<<<<

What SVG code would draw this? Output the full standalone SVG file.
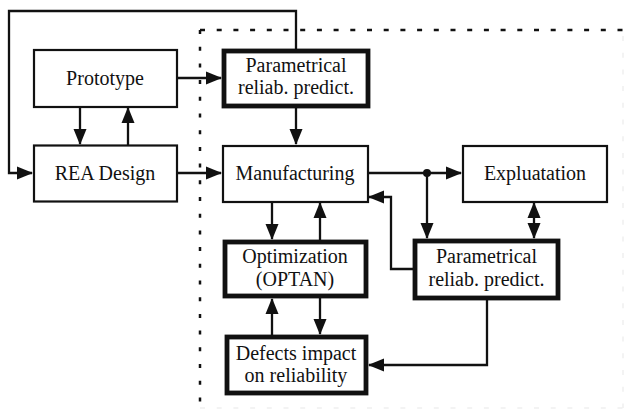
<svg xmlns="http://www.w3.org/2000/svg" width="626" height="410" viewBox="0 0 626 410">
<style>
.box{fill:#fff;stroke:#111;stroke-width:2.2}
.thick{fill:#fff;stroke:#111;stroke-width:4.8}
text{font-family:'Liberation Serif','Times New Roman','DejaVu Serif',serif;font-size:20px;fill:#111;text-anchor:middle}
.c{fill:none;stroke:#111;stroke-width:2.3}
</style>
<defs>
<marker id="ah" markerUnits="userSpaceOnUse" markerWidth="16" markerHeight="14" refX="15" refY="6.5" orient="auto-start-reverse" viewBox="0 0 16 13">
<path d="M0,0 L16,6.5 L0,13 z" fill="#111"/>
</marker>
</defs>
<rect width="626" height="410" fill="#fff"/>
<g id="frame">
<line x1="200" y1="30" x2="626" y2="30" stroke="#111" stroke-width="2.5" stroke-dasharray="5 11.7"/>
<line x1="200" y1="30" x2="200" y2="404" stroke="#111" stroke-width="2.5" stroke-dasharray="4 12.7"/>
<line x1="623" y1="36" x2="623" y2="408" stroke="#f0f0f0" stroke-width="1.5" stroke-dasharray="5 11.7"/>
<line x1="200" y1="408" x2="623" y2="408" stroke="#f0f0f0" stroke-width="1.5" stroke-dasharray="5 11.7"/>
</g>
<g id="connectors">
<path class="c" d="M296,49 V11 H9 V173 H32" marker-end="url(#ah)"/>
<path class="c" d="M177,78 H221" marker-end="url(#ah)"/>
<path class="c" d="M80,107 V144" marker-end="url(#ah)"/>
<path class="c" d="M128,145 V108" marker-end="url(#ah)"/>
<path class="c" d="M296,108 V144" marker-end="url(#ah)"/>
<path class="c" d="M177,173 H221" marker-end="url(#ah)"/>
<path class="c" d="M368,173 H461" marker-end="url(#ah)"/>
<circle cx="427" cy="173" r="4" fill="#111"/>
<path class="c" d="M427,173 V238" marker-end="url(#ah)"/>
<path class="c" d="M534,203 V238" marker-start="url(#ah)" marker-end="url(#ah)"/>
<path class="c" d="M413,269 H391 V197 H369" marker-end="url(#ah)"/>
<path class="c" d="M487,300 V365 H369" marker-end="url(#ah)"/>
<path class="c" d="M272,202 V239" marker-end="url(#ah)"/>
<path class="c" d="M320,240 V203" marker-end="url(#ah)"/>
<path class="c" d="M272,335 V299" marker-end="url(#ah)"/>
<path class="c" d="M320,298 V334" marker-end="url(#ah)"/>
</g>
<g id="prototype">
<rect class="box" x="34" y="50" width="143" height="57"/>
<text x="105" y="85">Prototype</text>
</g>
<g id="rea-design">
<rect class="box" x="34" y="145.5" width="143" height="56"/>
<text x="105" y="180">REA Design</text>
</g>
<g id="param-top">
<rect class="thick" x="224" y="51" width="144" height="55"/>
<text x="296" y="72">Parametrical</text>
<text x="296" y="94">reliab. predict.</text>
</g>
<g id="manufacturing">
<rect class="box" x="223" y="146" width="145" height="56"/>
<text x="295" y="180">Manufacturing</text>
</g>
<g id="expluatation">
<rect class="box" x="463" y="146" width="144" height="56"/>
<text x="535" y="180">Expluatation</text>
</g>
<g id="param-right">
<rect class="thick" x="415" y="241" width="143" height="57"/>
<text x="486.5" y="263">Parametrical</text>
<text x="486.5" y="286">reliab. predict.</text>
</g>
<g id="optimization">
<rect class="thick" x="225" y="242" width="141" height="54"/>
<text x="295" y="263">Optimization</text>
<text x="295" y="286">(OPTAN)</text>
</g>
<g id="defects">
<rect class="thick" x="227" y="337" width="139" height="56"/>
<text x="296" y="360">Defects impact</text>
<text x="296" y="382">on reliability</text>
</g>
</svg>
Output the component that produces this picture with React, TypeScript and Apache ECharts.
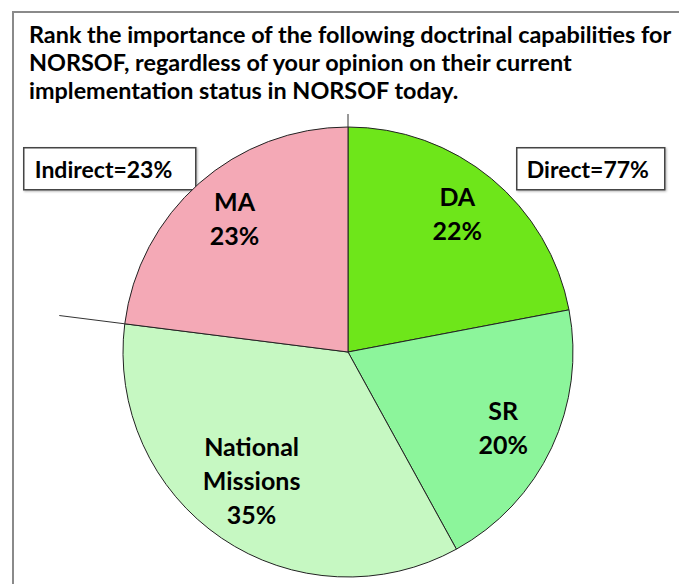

>>>>

* [WRITTEN REQUEST]:
Give back each entry exactly as it appears, with no pictures.

* [SOLUTION TO THE EXERCISE]:
What SVG code would draw this? Output the full standalone SVG file.
<svg xmlns="http://www.w3.org/2000/svg" width="626" height="410" viewBox="0 0 626 410">
<style>
.box{fill:#fff;stroke:#111;stroke-width:2.2}
.thick{fill:#fff;stroke:#111;stroke-width:4.8}
text{font-family:'Liberation Serif','Times New Roman','DejaVu Serif',serif;font-size:20px;fill:#111;text-anchor:middle}
.c{fill:none;stroke:#111;stroke-width:2.3}
</style>
<defs>
<marker id="ah" markerUnits="userSpaceOnUse" markerWidth="16" markerHeight="14" refX="15" refY="6.5" orient="auto-start-reverse" viewBox="0 0 16 13">
<path d="M0,0 L16,6.5 L0,13 z" fill="#111"/>
</marker>
</defs>
<rect width="626" height="410" fill="#fff"/>
<g id="frame">
<line x1="200" y1="30" x2="626" y2="30" stroke="#111" stroke-width="2.5" stroke-dasharray="5 11.7"/>
<line x1="200" y1="30" x2="200" y2="404" stroke="#111" stroke-width="2.5" stroke-dasharray="4 12.7"/>
<line x1="623" y1="36" x2="623" y2="408" stroke="#f0f0f0" stroke-width="1.5" stroke-dasharray="5 11.7"/>
<line x1="200" y1="408" x2="623" y2="408" stroke="#f0f0f0" stroke-width="1.5" stroke-dasharray="5 11.7"/>
</g>
<g id="connectors">
<path class="c" d="M296,49 V11 H9 V173 H32" marker-end="url(#ah)"/>
<path class="c" d="M177,78 H221" marker-end="url(#ah)"/>
<path class="c" d="M80,107 V144" marker-end="url(#ah)"/>
<path class="c" d="M128,145 V108" marker-end="url(#ah)"/>
<path class="c" d="M296,108 V144" marker-end="url(#ah)"/>
<path class="c" d="M177,173 H221" marker-end="url(#ah)"/>
<path class="c" d="M368,173 H461" marker-end="url(#ah)"/>
<circle cx="427" cy="173" r="4" fill="#111"/>
<path class="c" d="M427,173 V238" marker-end="url(#ah)"/>
<path class="c" d="M534,203 V238" marker-start="url(#ah)" marker-end="url(#ah)"/>
<path class="c" d="M413,269 H391 V197 H369" marker-end="url(#ah)"/>
<path class="c" d="M487,300 V365 H369" marker-end="url(#ah)"/>
<path class="c" d="M272,202 V239" marker-end="url(#ah)"/>
<path class="c" d="M320,240 V203" marker-end="url(#ah)"/>
<path class="c" d="M272,335 V299" marker-end="url(#ah)"/>
<path class="c" d="M320,298 V334" marker-end="url(#ah)"/>
</g>
<g id="prototype">
<rect class="box" x="34" y="50" width="143" height="57"/>
<text x="105" y="85">Prototype</text>
</g>
<g id="rea-design">
<rect class="box" x="34" y="145.5" width="143" height="56"/>
<text x="105" y="180">REA Design</text>
</g>
<g id="param-top">
<rect class="thick" x="224" y="51" width="144" height="55"/>
<text x="296" y="72">Parametrical</text>
<text x="296" y="94">reliab. predict.</text>
</g>
<g id="manufacturing">
<rect class="box" x="223" y="146" width="145" height="56"/>
<text x="295" y="180">Manufacturing</text>
</g>
<g id="expluatation">
<rect class="box" x="463" y="146" width="144" height="56"/>
<text x="535" y="180">Expluatation</text>
</g>
<g id="param-right">
<rect class="thick" x="415" y="241" width="143" height="57"/>
<text x="486.5" y="263">Parametrical</text>
<text x="486.5" y="286">reliab. predict.</text>
</g>
<g id="optimization">
<rect class="thick" x="225" y="242" width="141" height="54"/>
<text x="295" y="263">Optimization</text>
<text x="295" y="286">(OPTAN)</text>
</g>
<g id="defects">
<rect class="thick" x="227" y="337" width="139" height="56"/>
<text x="296" y="360">Defects impact</text>
<text x="296" y="382">on reliability</text>
</g>
</svg>
Output the component that produces this picture with React, TypeScript and Apache ECharts.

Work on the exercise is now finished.